Los movimientos de inconformidad que se vienen registrando en varios países del mundo, abren la sospecha de que se estaría asomando una crisis de sociedad. O de sistema que haría repensar en otro modelo económico, quizá el de socialdemocracia, como lo plantea el economista socialista francés Thomas Piketty.
Es indiscutible que hay una sociedad inconforme con los sistemas globales que fortalecen la concentración de la propiedad y del ingreso, en detrimento de políticas sociales que haga mejor su redistribución para reducir las inequidades. De estas confrontaciones no se salvan hoy países desarrollados ni tercermundistas. Y menos Colombia, que tiene el índice de inequidad social más alto de la región.
En Francia, salen los manifestantes a pedir la renuncia del presidente Macron. En Hong Kong las plazas se llenan de vociferantes que no quieren ser dependientes de las medidas políticas de China. En América retumban los tambores que llaman a los levantamientos contra regímenes cesáreos como el de Venezuela o el de Bolivia, el que sí tumbaron por tramposo. En Chile colocan en riesgo la continuidad de su modelo de corte neoliberal. Si en los años 50 del siglo XX estuvieron de moda en América Latina las dictaduras militares de derechas, a comienzos de los años 60 con la llegada de los barbudos a Cuba, se establecieron regímenes de extremas izquierdas revolucionarias, que han exportado sin retén alguno.
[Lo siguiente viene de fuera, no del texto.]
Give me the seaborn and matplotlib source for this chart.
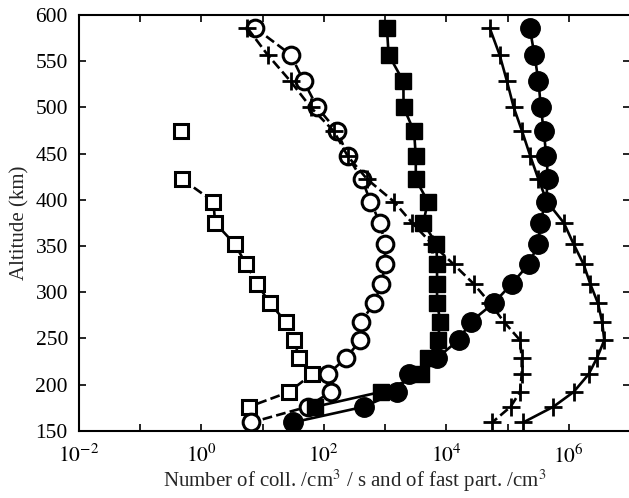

Colombia no es la excepción. Se han represado una serie de problemas sin resolver acunados en gobiernos anteriores y que buena parte de los protestantes injustamente le atribuyen al actual gobierno, como si Duque tuviera en sus manos la lámpara de Aladino para convertir en 15 meses de gestión todos esos males heredados en ríos de leche y miel. Olvidan que desde hace 40 años el país implantó el modelo neoliberal que luego acelerara César Gaviria en su mandato, sistema que ahondó las desigualdades sociales y una irritante concentración del ingreso.
En los reclamos que se vociferan en las calles colombianas hay contradicciones a montón. Muchos de los que protestan, rechazan las reformas que buscan hacer más equilibrada y justa la sociedad. O si las reconocen, aspiran a que sean reformas tibias para que se repita aquello que todo cambia para que todo siga igual. Sin reformas vigorosas no se consiguen recursos para disminuir las inequidades pensionales, la pobreza, ni se puede generar empleo y bienestar. Quieren un gobierno que solucione sus frustraciones, pero lo conciben maniatado para impedir que recaude dineros. Son las paradojas entre el discurso demagógico que se opone a arbitrar recursos para democratizar el ingreso y el mayor cubrimiento pensional, laboral y educativo y las consignas populistas que quieren un progreso sin sacrificio fiscal alguno.
Si no hay reformas, seguirá el mismo país esclerótico, anacrónico, que da pie para toda clase de movimientos reivindicativos. Persistirá la concentración económica en todo su apogeo, de la mano de la corrupción y la impunidad, congelando la consagración de políticas sociales de gran envergadura. Y el círculo vicioso continuará, en medio de zambras y huelgas.